___ Data extract

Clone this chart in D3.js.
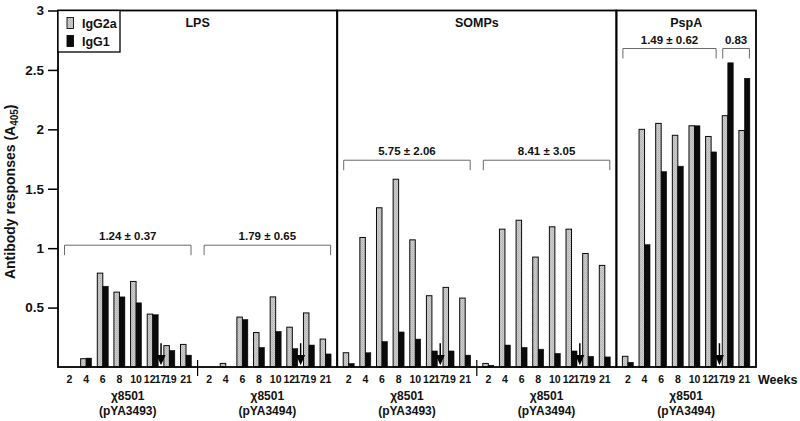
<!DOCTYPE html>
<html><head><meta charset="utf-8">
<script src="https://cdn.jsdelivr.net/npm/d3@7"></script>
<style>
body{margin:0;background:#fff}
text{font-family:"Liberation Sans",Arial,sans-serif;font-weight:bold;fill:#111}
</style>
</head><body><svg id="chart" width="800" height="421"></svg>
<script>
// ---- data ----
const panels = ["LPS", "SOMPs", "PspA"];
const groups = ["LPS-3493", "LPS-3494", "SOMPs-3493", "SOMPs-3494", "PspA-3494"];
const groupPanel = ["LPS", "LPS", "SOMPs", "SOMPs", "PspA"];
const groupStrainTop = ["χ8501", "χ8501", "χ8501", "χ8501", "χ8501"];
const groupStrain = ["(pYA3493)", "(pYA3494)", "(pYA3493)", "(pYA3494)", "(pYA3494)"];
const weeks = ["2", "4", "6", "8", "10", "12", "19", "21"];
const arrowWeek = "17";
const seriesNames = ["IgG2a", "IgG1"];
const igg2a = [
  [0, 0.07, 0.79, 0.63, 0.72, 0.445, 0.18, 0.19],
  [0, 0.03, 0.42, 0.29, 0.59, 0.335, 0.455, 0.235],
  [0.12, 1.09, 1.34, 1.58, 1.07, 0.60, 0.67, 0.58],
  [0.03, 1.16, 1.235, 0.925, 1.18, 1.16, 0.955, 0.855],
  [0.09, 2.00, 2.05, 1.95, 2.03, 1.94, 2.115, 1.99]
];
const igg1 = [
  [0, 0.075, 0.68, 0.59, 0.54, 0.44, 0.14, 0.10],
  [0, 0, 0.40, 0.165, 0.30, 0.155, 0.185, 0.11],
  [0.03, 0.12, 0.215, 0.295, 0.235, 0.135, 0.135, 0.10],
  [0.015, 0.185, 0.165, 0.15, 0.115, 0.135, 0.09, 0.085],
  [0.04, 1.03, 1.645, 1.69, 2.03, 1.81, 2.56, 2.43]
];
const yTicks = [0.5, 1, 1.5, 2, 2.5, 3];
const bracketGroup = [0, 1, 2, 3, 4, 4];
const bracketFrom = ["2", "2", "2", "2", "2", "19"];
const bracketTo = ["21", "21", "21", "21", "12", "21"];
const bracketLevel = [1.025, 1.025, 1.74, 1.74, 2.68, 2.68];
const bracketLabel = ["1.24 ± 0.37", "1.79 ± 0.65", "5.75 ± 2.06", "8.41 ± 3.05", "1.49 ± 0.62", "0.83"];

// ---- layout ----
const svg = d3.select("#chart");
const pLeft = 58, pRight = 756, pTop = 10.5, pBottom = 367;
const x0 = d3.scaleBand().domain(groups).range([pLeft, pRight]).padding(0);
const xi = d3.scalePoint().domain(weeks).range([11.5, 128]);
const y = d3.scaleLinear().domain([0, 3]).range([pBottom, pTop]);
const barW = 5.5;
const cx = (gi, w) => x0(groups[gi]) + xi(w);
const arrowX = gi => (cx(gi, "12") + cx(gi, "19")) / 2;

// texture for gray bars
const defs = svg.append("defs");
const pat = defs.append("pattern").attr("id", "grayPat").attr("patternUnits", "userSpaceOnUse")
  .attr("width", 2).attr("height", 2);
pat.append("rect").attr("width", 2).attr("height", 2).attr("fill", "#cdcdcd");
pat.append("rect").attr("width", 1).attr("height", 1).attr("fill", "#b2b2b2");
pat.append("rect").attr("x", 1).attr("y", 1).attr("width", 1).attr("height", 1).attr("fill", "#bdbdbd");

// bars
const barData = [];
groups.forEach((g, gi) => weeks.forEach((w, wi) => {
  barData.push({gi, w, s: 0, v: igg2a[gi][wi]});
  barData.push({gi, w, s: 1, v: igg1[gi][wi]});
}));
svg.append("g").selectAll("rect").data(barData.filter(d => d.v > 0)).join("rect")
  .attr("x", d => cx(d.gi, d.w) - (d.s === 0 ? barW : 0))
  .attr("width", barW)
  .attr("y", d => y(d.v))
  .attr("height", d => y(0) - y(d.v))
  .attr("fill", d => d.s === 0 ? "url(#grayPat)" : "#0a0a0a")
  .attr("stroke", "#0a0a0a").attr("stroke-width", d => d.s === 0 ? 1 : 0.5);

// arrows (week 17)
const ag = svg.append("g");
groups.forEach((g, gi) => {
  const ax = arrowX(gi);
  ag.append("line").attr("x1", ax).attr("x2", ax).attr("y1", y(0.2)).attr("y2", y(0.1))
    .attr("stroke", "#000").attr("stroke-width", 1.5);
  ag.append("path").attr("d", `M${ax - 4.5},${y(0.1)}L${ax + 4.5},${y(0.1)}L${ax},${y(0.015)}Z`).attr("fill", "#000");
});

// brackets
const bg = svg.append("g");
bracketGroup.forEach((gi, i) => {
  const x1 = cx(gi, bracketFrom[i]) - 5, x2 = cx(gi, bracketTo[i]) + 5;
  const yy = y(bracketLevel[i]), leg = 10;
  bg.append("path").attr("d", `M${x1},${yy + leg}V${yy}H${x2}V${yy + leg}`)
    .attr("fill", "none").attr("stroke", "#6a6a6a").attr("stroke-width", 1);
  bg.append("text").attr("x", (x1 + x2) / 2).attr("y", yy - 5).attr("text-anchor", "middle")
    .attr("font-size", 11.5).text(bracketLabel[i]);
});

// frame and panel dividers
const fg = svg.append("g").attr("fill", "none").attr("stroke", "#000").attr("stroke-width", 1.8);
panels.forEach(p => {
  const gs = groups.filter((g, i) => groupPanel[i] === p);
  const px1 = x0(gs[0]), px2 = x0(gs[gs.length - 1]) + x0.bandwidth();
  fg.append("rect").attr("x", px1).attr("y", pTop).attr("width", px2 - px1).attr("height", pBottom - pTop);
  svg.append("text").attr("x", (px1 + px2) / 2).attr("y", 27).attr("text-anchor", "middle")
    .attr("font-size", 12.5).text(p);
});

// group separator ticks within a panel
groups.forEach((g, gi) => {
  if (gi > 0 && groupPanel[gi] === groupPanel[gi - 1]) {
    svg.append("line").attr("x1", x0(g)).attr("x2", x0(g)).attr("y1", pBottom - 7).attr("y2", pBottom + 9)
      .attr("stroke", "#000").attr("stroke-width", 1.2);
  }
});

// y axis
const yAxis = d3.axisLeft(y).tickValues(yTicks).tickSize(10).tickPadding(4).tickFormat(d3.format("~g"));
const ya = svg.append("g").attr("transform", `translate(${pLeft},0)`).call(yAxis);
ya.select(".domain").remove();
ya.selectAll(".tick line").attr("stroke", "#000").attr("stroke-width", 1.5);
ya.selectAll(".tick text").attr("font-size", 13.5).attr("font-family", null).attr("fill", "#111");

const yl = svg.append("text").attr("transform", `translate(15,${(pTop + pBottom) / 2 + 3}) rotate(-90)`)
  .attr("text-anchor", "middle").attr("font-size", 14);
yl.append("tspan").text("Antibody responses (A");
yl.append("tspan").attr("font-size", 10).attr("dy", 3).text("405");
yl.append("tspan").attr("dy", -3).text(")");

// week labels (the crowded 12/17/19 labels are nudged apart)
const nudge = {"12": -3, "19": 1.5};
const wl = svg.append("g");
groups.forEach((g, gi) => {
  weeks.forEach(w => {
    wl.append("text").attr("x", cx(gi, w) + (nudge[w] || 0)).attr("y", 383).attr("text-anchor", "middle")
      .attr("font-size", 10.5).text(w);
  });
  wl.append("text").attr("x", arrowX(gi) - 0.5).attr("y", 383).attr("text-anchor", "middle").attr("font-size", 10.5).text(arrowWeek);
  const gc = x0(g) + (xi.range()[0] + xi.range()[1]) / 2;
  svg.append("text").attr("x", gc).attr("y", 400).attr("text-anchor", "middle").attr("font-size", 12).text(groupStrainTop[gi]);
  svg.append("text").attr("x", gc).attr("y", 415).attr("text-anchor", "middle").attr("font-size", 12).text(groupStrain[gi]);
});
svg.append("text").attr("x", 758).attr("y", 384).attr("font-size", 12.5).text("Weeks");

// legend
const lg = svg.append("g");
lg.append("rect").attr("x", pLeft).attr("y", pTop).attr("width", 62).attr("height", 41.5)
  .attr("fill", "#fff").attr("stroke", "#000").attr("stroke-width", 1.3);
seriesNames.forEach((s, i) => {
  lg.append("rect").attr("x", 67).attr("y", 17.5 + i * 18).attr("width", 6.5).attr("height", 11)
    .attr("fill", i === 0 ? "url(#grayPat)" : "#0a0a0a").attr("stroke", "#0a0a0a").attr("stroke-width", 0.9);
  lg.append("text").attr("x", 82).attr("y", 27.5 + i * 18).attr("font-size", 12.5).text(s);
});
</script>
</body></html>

______

- **Problem to work on**: Reply with one number only: how many lines of the listing hold "chart"?

- **Complete output**: 3